In many ways, our state tax system is relatively progressive, but there are problems. The sales tax is extremely regressive; the property tax hits the working and middle classes the hardest. And as Paul Cillo of the Public Assets Institute points out: 

“The regressive property tax is Vermont’s largest single revenue source supporting state and local public services, and the Legislature has been shifting more and more public costs onto the property tax.”

And while income tax rates are very progressive, the actual taxes paid are much less so. Vermont’s tax rate for top earners is 8.95% — but because of generous rules on taxable income and deductions, those top earners pay an effective rate of only 5.1%. 

In addition to the fairness issue, the disparity puts pressure on Vermont’s budget, as PAI points out:

If the nation fails to address its growing income inequality problem, states will have difficulty raising the revenue they need over time. The more income that goes to the wealthy (and the lower a state’s tax rate on the wealthy), the slower a state’s revenue grows over time.

What have we seen throughout the past several months? Income tax receipts coming in lower than expected, forcing cuts in the budget. Hmmm.

There was one modestly progressive tax proposal in the Governor’s speech: he wants to end a tax deduction for state and local taxes paid in the preceding year, a tax break that mostly benefits upper tiers.

Otherwise, he left our unfair, broken, and inadequate tax system untouched.

Just about every time he opens his mouth, he talks about how Vermonters are taxed to the limit of their ability to pay. This is clearly true for most Vermonters, but clearly untrue for the most fortunate among us.

There is a glimmer of hope. Shumlin yesterday took a tiny step away from his past opposition to raising income, sales, or rooms and meals taxes:

You have heard many times over the past four years my opposition to raising income, sales, and rooms & meals tax rates to fund state government.

When he delivered this line, he gave the word “rates” some extra oomph. And making the income tax fairer wouldn’t require a change in rates; it’d just mean closing loopholes and limiting deductions.

Reasonably.
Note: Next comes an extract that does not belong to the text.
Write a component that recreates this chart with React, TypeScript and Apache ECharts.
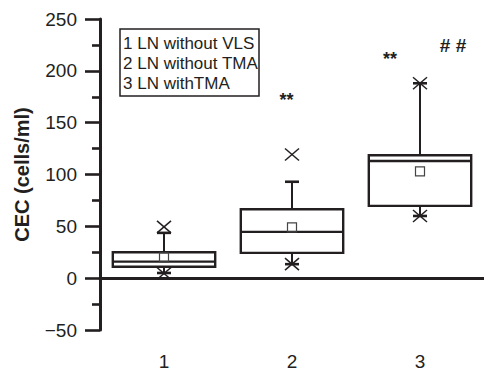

I’m not calling for confiscatory taxes on the rich; I’m just calling for them to pay their fair share in an economy that has bestowed most of its benefits on them.

How about it, Shap?

Two ships that pass in the night

Today, via Neal Goswami of the Mitchell Family Organ:

A report released Wednesday based on an internal review of the Department for Children and Families does not recommend restructuring the agency, but does seek immediate boosts to staffing, additional staff training and better collaboration between the department and its partners.

Yesterday, via them damn commies at the Public Assets Institute:

A month after announcing a 2 percent cut to the current year’s budget, the Shumlin Administration is signaling its intention to make additional cuts of as much as 5 percent and possibly more next year (fiscal 2016).

Well, that looks like a conundrum in the making.

Human Services Secretary Harry Chen, the presumably more loyal and/or pliable replacement for the cashiered Doug Racine, now has a report that says his agency needs more resources. Which probably induces a rueful chuckle from Mr. Racine.

And now this report will duke it out with the Administration’s budget instructions reportedly given to its top managers:

The administration laid out two scenarios for fiscal 2016:

— Level funding—the same amount appropriated for this fiscal year after the cuts adopted in August.

— Five percent cut from fiscal 2015 levels—again after the August cuts.

As PAI notes, the best-case scenario — level funding — would mean cutbacks, since there are built-in cost increases: “cost of living increases for state employees, caseload increases, contractual increases, loss of federal funding, inflation, and other new demands…”

The AHS/DCF review was initiated by then-Secretary Racine. Will Dr. Chen back up the report’s conclusions? Or will he bend to the apparent belt-tightening mandate from above? According to the PAI report, he’s got about two weeks to turn in his budget recommendations.